__What needs to be done__: Take the lines of the data below from the very first through the line containing "const rows = categories.map((name, i)" and output them exactly, pictures excluded.

Stored records:
□ □ □ □

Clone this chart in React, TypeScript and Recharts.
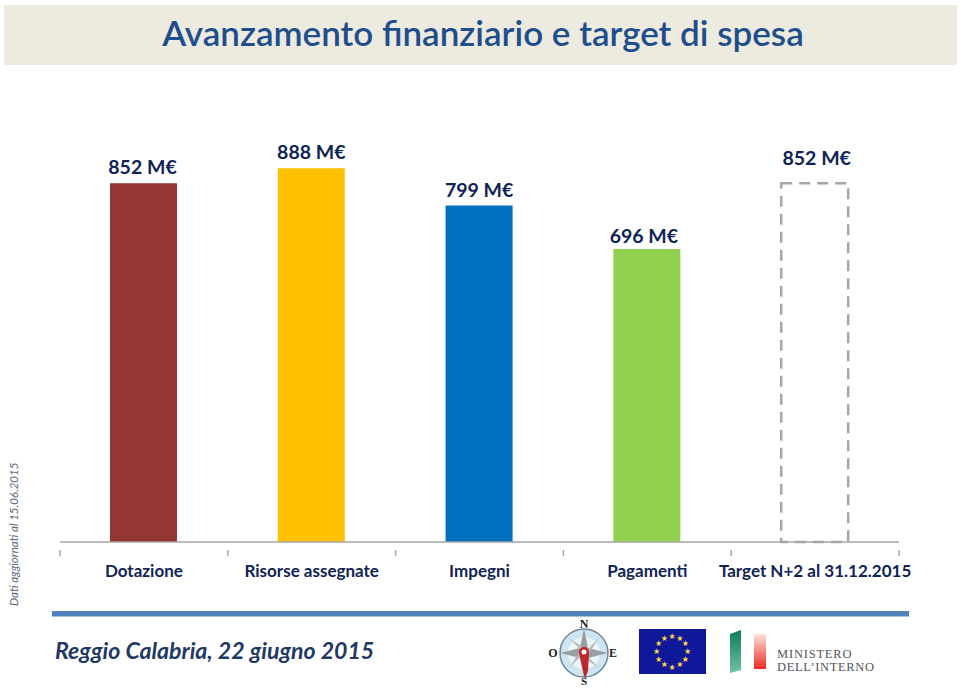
import React from "react";
import { BarChart, Bar, XAxis, YAxis, Cell, LabelList } from "recharts";

const categories = ["Dotazione", "Risorse assegnate", "Impegni", "Pagamenti", "Target N+2 al 31.12.2015"];
const values = [852, 888, 799, 696, 852];
const colors = ["#943634", "#FFC000", "#0070C0", "#92D050", "none"];
const rows = categories.map((name, i) => ({ name, value: values[i] }));

const FONT = "Lato, Carlito, sans-serif";
const NAVY = "#0F2356";
const W = 960;
const H = 688;
const ML = 60;
const MR = 61;
const band = (W - ML - MR) / categories.length;
const labelDx = [-1, 0, 0, -3, 2];
const labelDy = [0, 0, 0, 3, -9];

const Tick = (props: any) => {
  const { x, y, payload, index } = props;
  const left = x - band / 2;
  return (
    <g>
      <line x1={left} x2={left} y1={y} y2={y + 6} stroke="#A6A6A6" strokeWidth={1.5} />
      {index === categories.length - 1 && (
        <line x1={left + band} x2={left + band} y1={y} y2={y + 6} stroke="#A6A6A6" strokeWidth={1.5} />
      )}
      <text x={x} y={y + 35} dy={-8} textAnchor="middle" fontFamily={FONT} fontWeight={700} fontSize={17} fill={NAVY}>
        {payload.value}
      </text>
    </g>
  );
};

const BarLabel = (props: any) => {
  const { x, y, width, value, index } = props;
  return (
    <text
      x={x + width / 2 + labelDx[index]}
      y={y - 9 + labelDy[index]}
      textAnchor="middle"
      fontFamily={FONT}
      fontWeight={700}
      fontSize={19.5}
      fill={NAVY}
    >
      {`${value} M€`}
    </text>
  );
};

const Decor = () => (
  <svg width={W} height={H} style={{ position: "absolute", left: 0, top: 0 }}>
    <defs>
      <linearGradient id="red" x1="0" y1="0" x2="0" y2="1">
        <stop offset="0" stopColor="#FBE3D8" />
        <stop offset="1" stopColor="#EE2A24" />
      </linearGradient>
      <linearGradient id="green" x1="0" y1="0" x2="0" y2="1">
        <stop offset="0" stopColor="#0E7C5C" />
        <stop offset="1" stopColor="#6FC3A2" />
      </linearGradient>
    </defs>
    <rect x={4} y={5} width={953} height={60} fill="#EDEAE0" />
    <text x={483} y={46} textAnchor="middle" fontFamily={FONT} fontWeight={600} fontSize={35} fill="#1F4E8C">
      Avanzamento finanziario e target di spesa
    </text>
    <text transform="translate(18,606) rotate(-90)" fontFamily={FONT} fontStyle="italic" fontSize={11.5} fill="#5A6A80">
      Dati  aggiornati al 15.06.2015
    </text>
    <rect x={52} y={611} width={857} height={5.5} fill="#4F81BD" />
    <text x={55} y={659} fontFamily={FONT} fontStyle="italic" fontWeight={700} fontSize={23.1} fill="#1F3864">
      Reggio Calabria, 22 giugno 2015
    </text>
    <g transform="translate(584,653)">
      <circle r={24} fill="#CFE6F2" stroke="#6E8796" strokeWidth={1.5} />
      <circle r={16} fill="#EAF4F9" />
      <polygon points="0,-25 4,-5 24,0 4,5 0,25 -4,5 -24,0 -4,-5" fill="#9A9FA3" />
      <polygon points="-15,-15 3,-3 15,-15 3,3 15,15 -3,3 -15,15 -3,-3" fill="#B5B9BC" />
      <polygon points="-5,0 5,0 4,18 1,26" fill="#C0272D" />
      <circle cy={-1} r={5} fill="#C0272D" />
      <circle cy={-1} r={2.5} fill="#FFFFFF" />
      <text x={0} y={-25} textAnchor="middle" fontFamily="Liberation Serif" fontWeight={700} fontSize={12} fill="#222">N</text>
      <text x={0} y={32} textAnchor="middle" fontFamily="Liberation Serif" fontWeight={700} fontSize={11} fill="#222">S</text>
      <text x={-31} y={4} textAnchor="middle" fontFamily="Liberation Serif" fontWeight={700} fontSize={12} fill="#222">O</text>
      <text x={29} y={4} textAnchor="middle" fontFamily="Liberation Serif" fontWeight={700} fontSize={12} fill="#222">E</text>
    </g>
    <rect x={639} y={629} width={67} height={45} fill="#10189A" />
    <g fontSize={8} fill="#FFD93B" textAnchor="middle" fontFamily="DejaVu Sans">
      {[0, 30, 60, 90, 120, 150, 180, 210, 240, 270, 300, 330].map((a) => (
        <text key={a} x={672 + 15.5 * Math.sin((a * Math.PI) / 180)} y={654 - 15.5 * Math.cos((a * Math.PI) / 180)}>★</text>
      ))}
    </g>
    <polygon points="730,634 741,630 741,670 730,673" fill="url(#green)" />
    <rect x={754} y={634} width={12} height={35} fill="url(#red)" />
    <text x={777} y={658} fontFamily="Liberation Serif" fontSize={12.5} letterSpacing={0.8} fill="#555">MINISTERO</text>
    <text x={777} y={671} fontFamily="Liberation Serif" fontSize={12.5} letterSpacing={0.65} fill="#555">DELL’INTERNO</text>
  </svg>
);

export default function App() {
  return (
    <div style={{ position: "absolute", left: 0, top: 0, width: W, height: H, background: "#fff", overflow: "hidden" }}>
      <Decor />
      <div style={{ position: "absolute", left: 0, top: 0 }}>
        <BarChart width={W} height={H} data={rows} margin={{ top: 121, right: MR, bottom: 0, left: ML }} barCategoryGap={0}>
          <YAxis hide domain={[0, 1000]} />
          <XAxis
            dataKey="name"
            interval={0}
            axisLine={{ stroke: "#A6A6A6", strokeWidth: 1.5 }}
            tickLine={false}
            tick={<Tick />}
            height={146}
          />
          <Bar dataKey="value" barSize={67} isAnimationActive={false}>
            {rows.map((r, i) =>
              colors[i] === "none" ? (
                <Cell key={r.name} fill="none" stroke="#A6A6A6" strokeWidth={2.5} strokeDasharray="11 7" />
              ) : (
                <Cell key={r.name} fill={colors[i]} />
              )
            )}
            <LabelList dataKey="value" content={<BarLabel />} />
          </Bar>
        </BarChart>
      </div>
    </div>
  );
}
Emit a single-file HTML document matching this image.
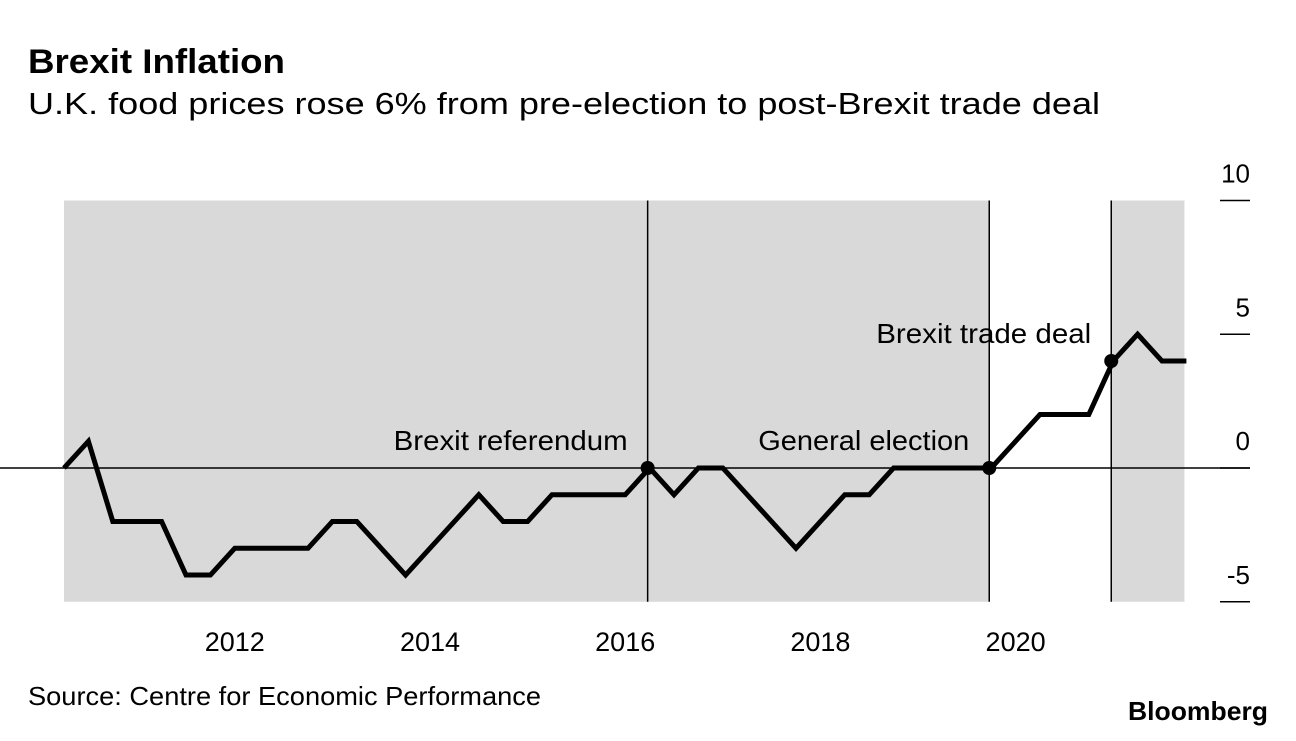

□ □ □ □

__Right answer__:
Clone this chart in React, TypeScript and Recharts.
import React from "react";
import { BarChart, Bar, XAxis, YAxis, Cell, LabelList } from "recharts";

const categories = ["Dotazione", "Risorse assegnate", "Impegni", "Pagamenti", "Target N+2 al 31.12.2015"];
const values = [852, 888, 799, 696, 852];
const colors = ["#943634", "#FFC000", "#0070C0", "#92D050", "none"];
const rows = categories.map((name, i) => ({ name, value: values[i] }));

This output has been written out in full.